How a decoder writes: one token at a time

A decoder generates text by [[autoregressive-decoding|autoregressive decoding]]: it predicts one token, appends it to the sequence, and feeds the whole thing back in to predict the next — over and over, like a writer who can only ever add the next word and never skip ahead. The catch is that to learn this, a word must never be allowed to peek at words that come *after* it; otherwise the model would cheat by reading the answer. This is enforced by [[masked-attention|masked attention]]: in the decoder, attention is blocked from looking forward, so each position sees only itself and the past.

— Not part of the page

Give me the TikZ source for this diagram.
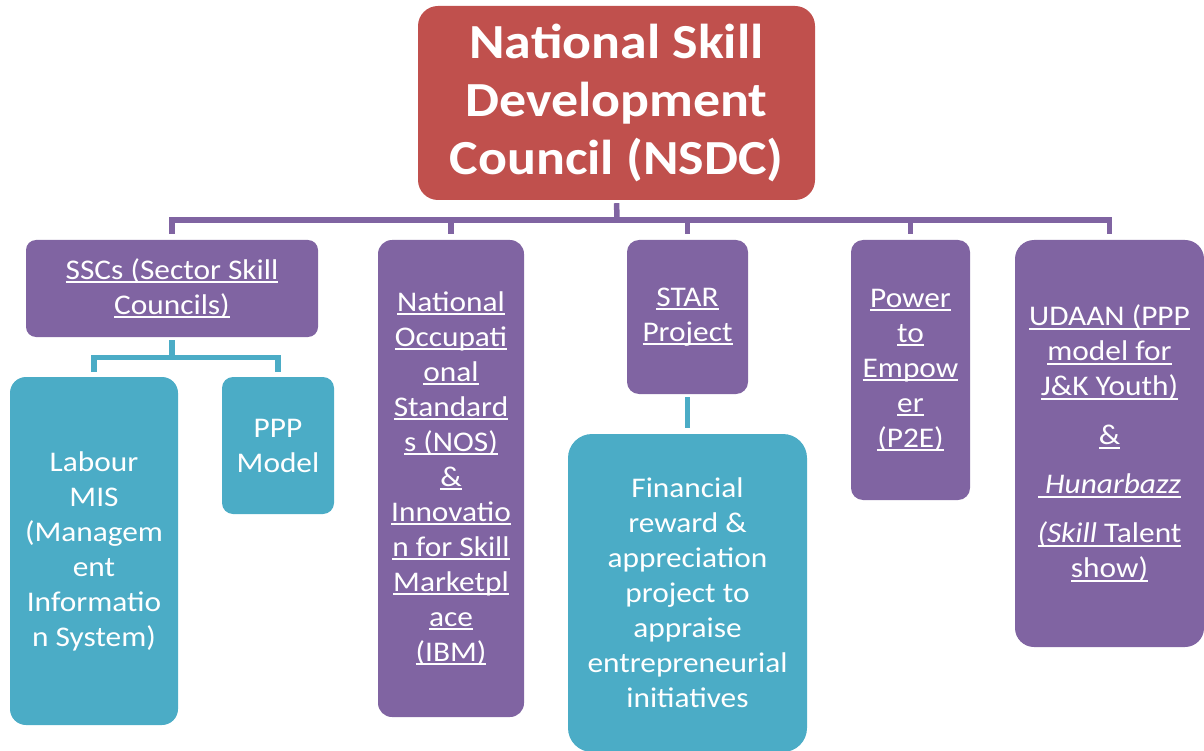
\documentclass[tikz,border=0pt]{standalone}
\usepackage{fontspec}
\setmainfont{Carlito}[FakeStretch=1.1]
\usetikzlibrary{positioning}
\definecolor{nsdcred}{HTML}{C0504D}
\definecolor{skillpurple}{HTML}{8064A2}
\definecolor{skillteal}{HTML}{4BACC6}
% underline a single line of text
\newsavebox{\ulnbox}
\newcommand{\uln}[1]{\sbox{\ulnbox}{#1}\rlap{\rule[-4pt]{\wd\ulnbox}{2pt}}\usebox{\ulnbox}}
\tikzset{
  every picture/.style={line join=miter, x=1pt, y=-1pt},
  box/.style={rectangle, inner sep=0pt, align=center, text=white,
    font=\fontsize{28.5}{35}\selectfont},
  rbox/.style={box, fill=nsdcred, font=\fontsize{49}{58}\selectfont\bfseries},
  pbox/.style={box, fill=skillpurple},
  tbox/.style={box, fill=skillteal},
  pline/.style={draw=skillpurple, line width=5.5pt},
  tline/.style={draw=skillteal, line width=5.5pt},
}

\begin{document}
\begin{tikzpicture}
\useasboundingbox (0,0) rectangle (1204,751);
\clip (0,0) rectangle (1204,751);

% top level
\node[rbox, minimum width=397pt, minimum height=194pt, rounded corners=20pt] (nsdc) at (616.5,103)
  {National Skill\\Development\\Council (NSDC)};

% second level
\node[pbox, minimum width=292pt, minimum height=97pt, rounded corners=10pt] (ssc) at (172,288.5)
  {\uln{SSCs (Sector Skill}\\\uln{Councils)}};
\node[pbox, minimum width=146pt, minimum height=477pt, rounded corners=14pt] (nos) at (451,478.5)
  {\uln{National}\\\uln{Occupati}\\\uln{onal}\\\uln{Standard}\\\uln{s (NOS)}\\\uln{\&}\\
   \uln{Innovatio}\\\uln{n for Skill}\\\uln{Marketpl}\\\uln{ace}\\\uln{(IBM)}};
\node[pbox, minimum width=121pt, minimum height=154pt, rounded corners=12pt] (star) at (687.5,317)
  {\uln{STAR}\\\uln{Project}};
\node[pbox, minimum width=119pt, minimum height=260pt, rounded corners=12pt] (ptoe) at (910.5,370)
  {\uln{Power}\\\uln{to}\\\uln{Empow}\\\uln{er}\\\uln{(P2E)}};
\node[pbox, minimum width=189pt, minimum height=407pt, rounded corners=19pt] (udaan) at (1109.5,443.5)
  {\uln{UDAAN (PPP}\\\uln{model for}\\\uln{J\&K Youth)}\\[14pt]
   \uln{\&}\\[14pt]
   \uln{\textit{\ Hunarbazz}}\\[14pt]
   \uln{\textit{(Skill} Talent}\\\uln{show)}};

% third level
\node[tbox, minimum width=168pt, minimum height=348pt, rounded corners=16pt] (lmis) at (94,551)
  {Labour\\MIS\\(Managem\\ent\\Informatio\\n System)};
\node[tbox, minimum width=112pt, minimum height=137pt, rounded corners=11pt] (ppp) at (278,445.5)
  {PPP\\Model};
\node[tbox, minimum width=239pt, minimum height=318pt, rounded corners=24pt] (fin) at (687.5,593)
  {Financial\\reward \&\\appreciation\\project to\\appraise\\entrepreneurial\\initiatives};

% connectors
\coordinate (bus) at (617,220);
\coordinate (tbus) at (172,357.5);
\draw[pline, shorten <=3pt] (nsdc.south) -- (bus);
\foreach \b in {ssc,nos,star,ptoe,udaan}
  \draw[pline, shorten >=6pt] (bus) -| (\b.north);
\draw[tline, shorten <=3pt] (ssc.south) -- (tbus);
\foreach \b in {lmis,ppp}
  \draw[tline, shorten >=5pt] (tbus) -| (\b.north);
\draw[tline, shorten <=3pt, shorten >=6pt] (star.south) -- (fin.north);
\end{tikzpicture}
\end{document}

Run the prompt through the stack and look at the final position's output vector.
Turn that vector into a probability over the whole vocabulary (a softmax over tens of thousands of possible next tokens).
Pick a token from that distribution — greedily, or by sampling for variety.
Append it to the sequence and repeat from step 1 until you hit a stop token.

This loop is also why generation feels *sequential* and can be slow: tokens come out one after another, each waiting on the last. A clever optimization called the KV cache saves the attention computations from earlier tokens so they aren't recomputed every step — without it, generating a long reply would be hopelessly slow. It changes the speed, not the nature: a Transformer still writes the way you read aloud, one word after another.

It is worth being honest about what this loop is and is not. The model is not planning a whole answer and then typing it out; at each step it is only estimating *what token tends to come next* given everything so far. The fluency is real and often astonishing, but there is no hidden ledger of facts being consulted — which is exactly why these models can state falsehoods with total confidence. The architecture is a magnificent next-word predictor, not an oracle.

Why it won

The Transformer displaced almost everything before it for one underrated reason: it is *parallel-friendly*. Because a layer processes every word at the same time rather than waiting for the previous one, you can pour a whole sentence — or a whole book — through it in one shot on a GPU. That made it possible to train on staggering amounts of text, and it turned out that bigger Transformers trained on more data just kept getting better, smoothly and predictably. The architecture didn't just win on quality; it won on *trainability at scale*.

None of this means the Transformer is the final word, and the hype that it is the last architecture we will ever need should be taken with salt. Its quadratic attention cost is a genuine ceiling, the positional encoding scheme is still actively re-invented, and serious alternatives are being explored. What is fair to say is that the same handful of ideas you now understand — stacked blocks of attention and feed-forward, glued by residuals and layer norm, generating one token at a time — underlie nearly every system people call 'AI' today. You are no longer looking at a black box. You can name its parts.